Job: Give the data again exactly as written, skipping any pictures.

-- Start of Source excerpt --

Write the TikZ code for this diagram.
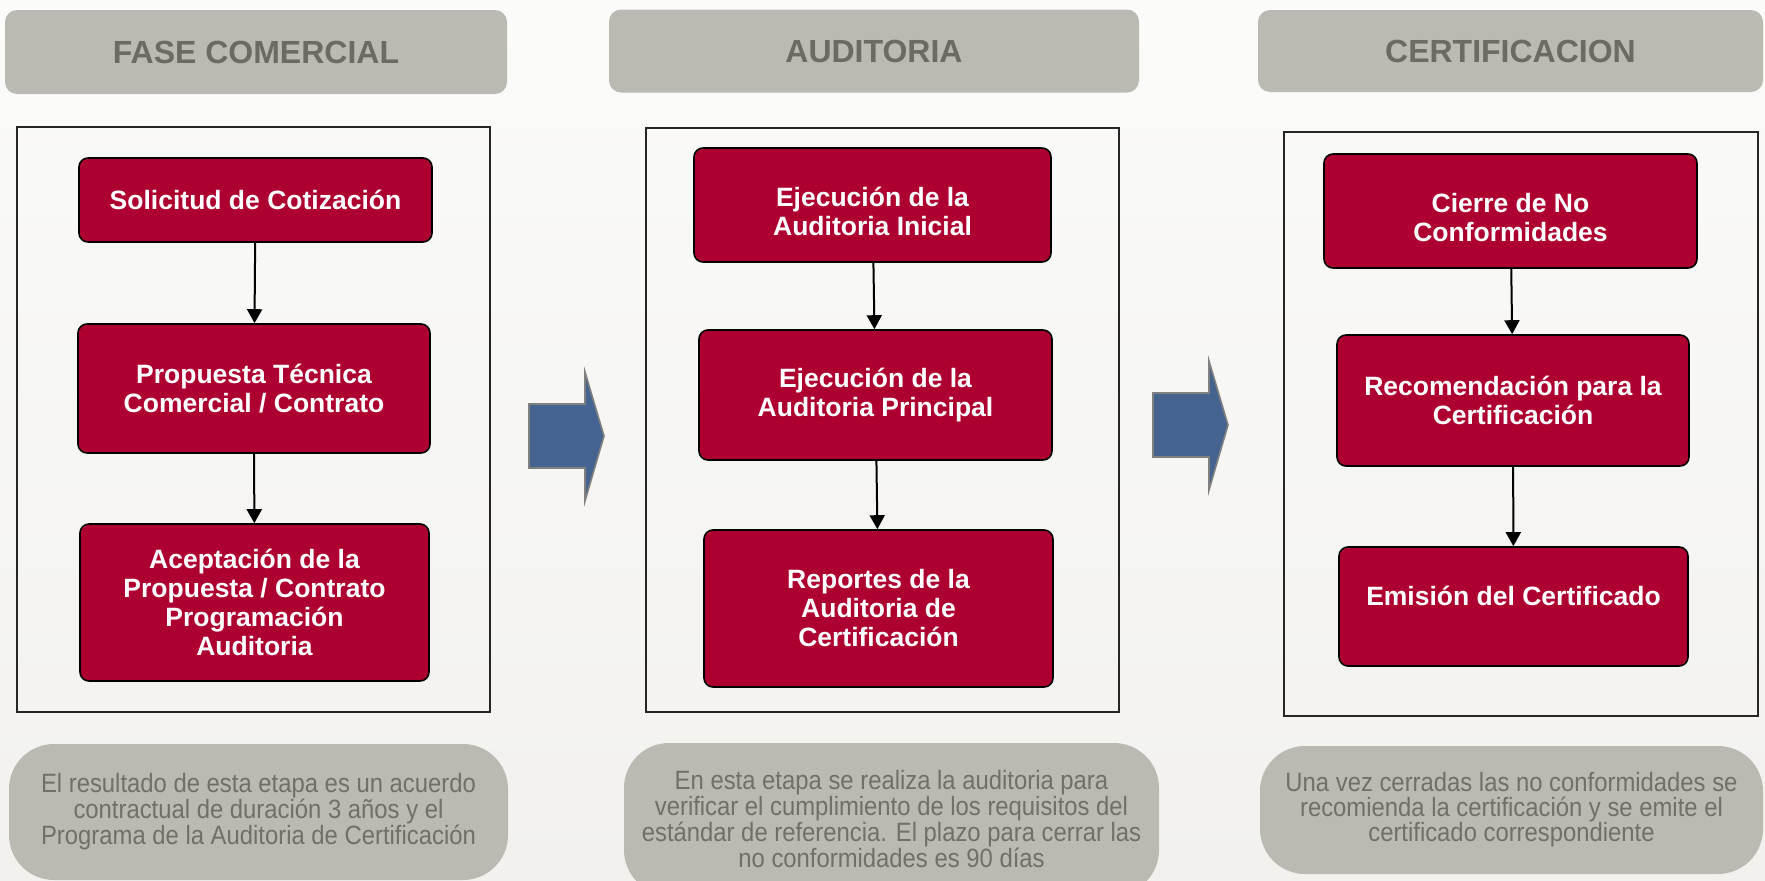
\documentclass[tikz,border=0pt]{standalone}
\usepackage{fontspec}
\setmainfont{Liberation Sans}
\newfontfamily\notefont[FakeStretch=0.9]{Liberation Sans}
\usetikzlibrary{arrows.meta}
\definecolor{boxred}{RGB}{174,0,48}
\definecolor{hdrfill}{RGB}{187,186,178}
\definecolor{hdrtext}{RGB}{107,106,99}
\definecolor{notetext}{RGB}{112,111,104}
\definecolor{arrowblue}{RGB}{68,99,143}
\definecolor{arrowedge}{RGB}{128,128,128}
\definecolor{bgtop}{RGB}{251,251,250}
\definecolor{bgbot}{RGB}{242,241,238}
\tikzset{
  redbox/.style={draw=black, line width=1.6pt, fill=boxred, rounded corners=9pt,
    text=white, font=\bfseries\fontsize{26.5}{29}\selectfont, align=center, inner sep=0pt},
  redtext/.style={text=white, font=\bfseries\fontsize{26.5}{29}\selectfont, align=center, inner sep=0pt},
  header/.style={fill=hdrfill, rounded corners=12pt, text=hdrtext,
    font=\bfseries\fontsize{32}{34}\selectfont, inner sep=0pt},
  outerbox/.style={draw=black!85, line width=1.8pt},
  note/.style={fill=hdrfill, rounded corners=45pt, text=notetext,
    font=\notefont\fontsize{26.5}{24.3}\selectfont, align=center, inner sep=0pt},
  flow/.style={line width=2pt, -{Triangle[width=15pt,length=14pt]}},
  bluearrow/.style={fill=arrowblue, draw=arrowedge, line width=1.6pt, line join=miter}
}
\begin{document}
\begin{tikzpicture}[x=1pt,y=-1pt]
\useasboundingbox (0,0) rectangle (1765,881);
\clip (0,0) rectangle (1765,881);
\shade[top color=bgtop,bottom color=bgbot] (0,0) rectangle (1765,881);

% headers
\node[header, minimum width=502pt, minimum height=84pt] (h1) at (256,52) {FASE COMERCIAL};
\node[header, minimum width=530pt, minimum height=83pt] (h2) at (874,51) {AUDITORIA};
\node[header, minimum width=505pt, minimum height=82pt] (h3) at (1510.5,51) {CERTIFICACION};

% outer frames
\draw[outerbox] (17,127) rectangle (490,712);
\draw[outerbox] (646,128) rectangle (1119,712);
\draw[outerbox] (1284,132) rectangle (1758,716);

% column A
\node[redbox, minimum width=353pt, minimum height=84pt] (a1) at (255.5,200) {Solicitud de Cotización};
\node[redbox, minimum width=352pt, minimum height=129pt] (a2) at (254,388.5) {Propuesta Técnica\\Comercial / Contrato};
\node[redbox, minimum width=349pt, minimum height=157pt] (a3) at (254.5,602.5) {Aceptación de la\\Propuesta / Contrato\\Programación\\Auditoria};
\draw[flow] (a1) -- (a2);
\draw[flow] (a2) -- (a3);

% column B
\node[redbox, minimum width=357pt, minimum height=114pt] (b1) at (872.5,205) {};
\node[redtext] (b1t) at (872.5,211) {Ejecución de la\\Auditoria Inicial};
\node[redbox, minimum width=353pt, minimum height=130pt] (b2) at (875.5,395) {Ejecución de la\\Auditoria Principal};
\node[redbox, minimum width=349pt, minimum height=157pt] (b3) at (878.5,608.5) {Reportes de la\\Auditoria de\\Certificación};
\draw[flow] (b1) -- (b2);
\draw[flow] (b2) -- (b3);

% column C
\node[redbox, minimum width=373pt, minimum height=114pt] (c1) at (1510.5,211) {};
\node[redtext] (c1t) at (1510.5,218) {Cierre de No\\Conformidades};
\node[redbox, minimum width=352pt, minimum height=131pt] (c2) at (1513,400.5) {Recomendación para la\\Certificación};
\node[redbox, minimum width=349pt, minimum height=119pt] (c3) at (1513.5,606.5) {};
\node[redtext] (c3t) at (1513.5,596) {Emisión del Certificado};
\draw[flow] (c1) -- (c2);
\draw[flow] (c2) -- (c3);

% block arrows between phases
\draw[bluearrow] (529,404) -- (585,404) -- (585,372) -- (604,436) -- (585,501) -- (585,468) -- (529,468) -- cycle;
\draw[bluearrow] (1153,393) -- (1209,393) -- (1209,361) -- (1228,425) -- (1209,490) -- (1209,457) -- (1153,457) -- cycle;

% notes
\node[note, minimum width=499pt, minimum height=136pt] (n1) at (258.5,812) {El resultado de esta etapa es un acuerdo\\contractual de duración 3 años y el\\Programa de la Auditoria de Certificación};
\node[note, minimum width=535pt, minimum height=152pt] (n2) at (891.5,819) {En esta etapa se realiza la auditoria para\\verificar el cumplimiento de los requisitos del\\estándar de referencia. El plazo para cerrar las\\no conformidades es 90 días};
\node[note, minimum width=503pt, minimum height=128pt] (n3) at (1511.5,810) {Una vez cerradas las no conformidades se\\recomienda la certificación y se emite el\\certificado correspondiente};
\end{tikzpicture}
\end{document}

-- End of Source excerpt --

Response to this exercise:
Write the TikZ code for this diagram.
\documentclass[tikz,border=0pt]{standalone}
\usepackage{fontspec}
\setmainfont{Liberation Sans}
\newfontfamily\notefont[FakeStretch=0.9]{Liberation Sans}
\usetikzlibrary{arrows.meta}
\definecolor{boxred}{RGB}{174,0,48}
\definecolor{hdrfill}{RGB}{187,186,178}
\definecolor{hdrtext}{RGB}{107,106,99}
\definecolor{notetext}{RGB}{112,111,104}
\definecolor{arrowblue}{RGB}{68,99,143}
\definecolor{arrowedge}{RGB}{128,128,128}
\definecolor{bgtop}{RGB}{251,251,250}
\definecolor{bgbot}{RGB}{242,241,238}
\tikzset{
  redbox/.style={draw=black, line width=1.6pt, fill=boxred, rounded corners=9pt,
    text=white, font=\bfseries\fontsize{26.5}{29}\selectfont, align=center, inner sep=0pt},
  redtext/.style={text=white, font=\bfseries\fontsize{26.5}{29}\selectfont, align=center, inner sep=0pt},
  header/.style={fill=hdrfill, rounded corners=12pt, text=hdrtext,
    font=\bfseries\fontsize{32}{34}\selectfont, inner sep=0pt},
  outerbox/.style={draw=black!85, line width=1.8pt},
  note/.style={fill=hdrfill, rounded corners=45pt, text=notetext,
    font=\notefont\fontsize{26.5}{24.3}\selectfont, align=center, inner sep=0pt},
  flow/.style={line width=2pt, -{Triangle[width=15pt,length=14pt]}},
  bluearrow/.style={fill=arrowblue, draw=arrowedge, line width=1.6pt, line join=miter}
}
\begin{document}
\begin{tikzpicture}[x=1pt,y=-1pt]
\useasboundingbox (0,0) rectangle (1765,881);
\clip (0,0) rectangle (1765,881);
\shade[top color=bgtop,bottom color=bgbot] (0,0) rectangle (1765,881);

% headers
\node[header, minimum width=502pt, minimum height=84pt] (h1) at (256,52) {FASE COMERCIAL};
\node[header, minimum width=530pt, minimum height=83pt] (h2) at (874,51) {AUDITORIA};
\node[header, minimum width=505pt, minimum height=82pt] (h3) at (1510.5,51) {CERTIFICACION};

% outer frames
\draw[outerbox] (17,127) rectangle (490,712);
\draw[outerbox] (646,128) rectangle (1119,712);
\draw[outerbox] (1284,132) rectangle (1758,716);

% column A
\node[redbox, minimum width=353pt, minimum height=84pt] (a1) at (255.5,200) {Solicitud de Cotización};
\node[redbox, minimum width=352pt, minimum height=129pt] (a2) at (254,388.5) {Propuesta Técnica\\Comercial / Contrato};
\node[redbox, minimum width=349pt, minimum height=157pt] (a3) at (254.5,602.5) {Aceptación de la\\Propuesta / Contrato\\Programación\\Auditoria};
\draw[flow] (a1) -- (a2);
\draw[flow] (a2) -- (a3);

% column B
\node[redbox, minimum width=357pt, minimum height=114pt] (b1) at (872.5,205) {};
\node[redtext] (b1t) at (872.5,211) {Ejecución de la\\Auditoria Inicial};
\node[redbox, minimum width=353pt, minimum height=130pt] (b2) at (875.5,395) {Ejecución de la\\Auditoria Principal};
\node[redbox, minimum width=349pt, minimum height=157pt] (b3) at (878.5,608.5) {Reportes de la\\Auditoria de\\Certificación};
\draw[flow] (b1) -- (b2);
\draw[flow] (b2) -- (b3);

% column C
\node[redbox, minimum width=373pt, minimum height=114pt] (c1) at (1510.5,211) {};
\node[redtext] (c1t) at (1510.5,218) {Cierre de No\\Conformidades};
\node[redbox, minimum width=352pt, minimum height=131pt] (c2) at (1513,400.5) {Recomendación para la\\Certificación};
\node[redbox, minimum width=349pt, minimum height=119pt] (c3) at (1513.5,606.5) {};
\node[redtext] (c3t) at (1513.5,596) {Emisión del Certificado};
\draw[flow] (c1) -- (c2);
\draw[flow] (c2) -- (c3);

% block arrows between phases
\draw[bluearrow] (529,404) -- (585,404) -- (585,372) -- (604,436) -- (585,501) -- (585,468) -- (529,468) -- cycle;
\draw[bluearrow] (1153,393) -- (1209,393) -- (1209,361) -- (1228,425) -- (1209,490) -- (1209,457) -- (1153,457) -- cycle;

% notes
\node[note, minimum width=499pt, minimum height=136pt] (n1) at (258.5,812) {El resultado de esta etapa es un acuerdo\\contractual de duración 3 años y el\\Programa de la Auditoria de Certificación};
\node[note, minimum width=535pt, minimum height=152pt] (n2) at (891.5,819) {En esta etapa se realiza la auditoria para\\verificar el cumplimiento de los requisitos del\\estándar de referencia. El plazo para cerrar las\\no conformidades es 90 días};
\node[note, minimum width=503pt, minimum height=128pt] (n3) at (1511.5,810) {Una vez cerradas las no conformidades se\\recomienda la certificación y se emite el\\certificado correspondiente};
\end{tikzpicture}
\end{document}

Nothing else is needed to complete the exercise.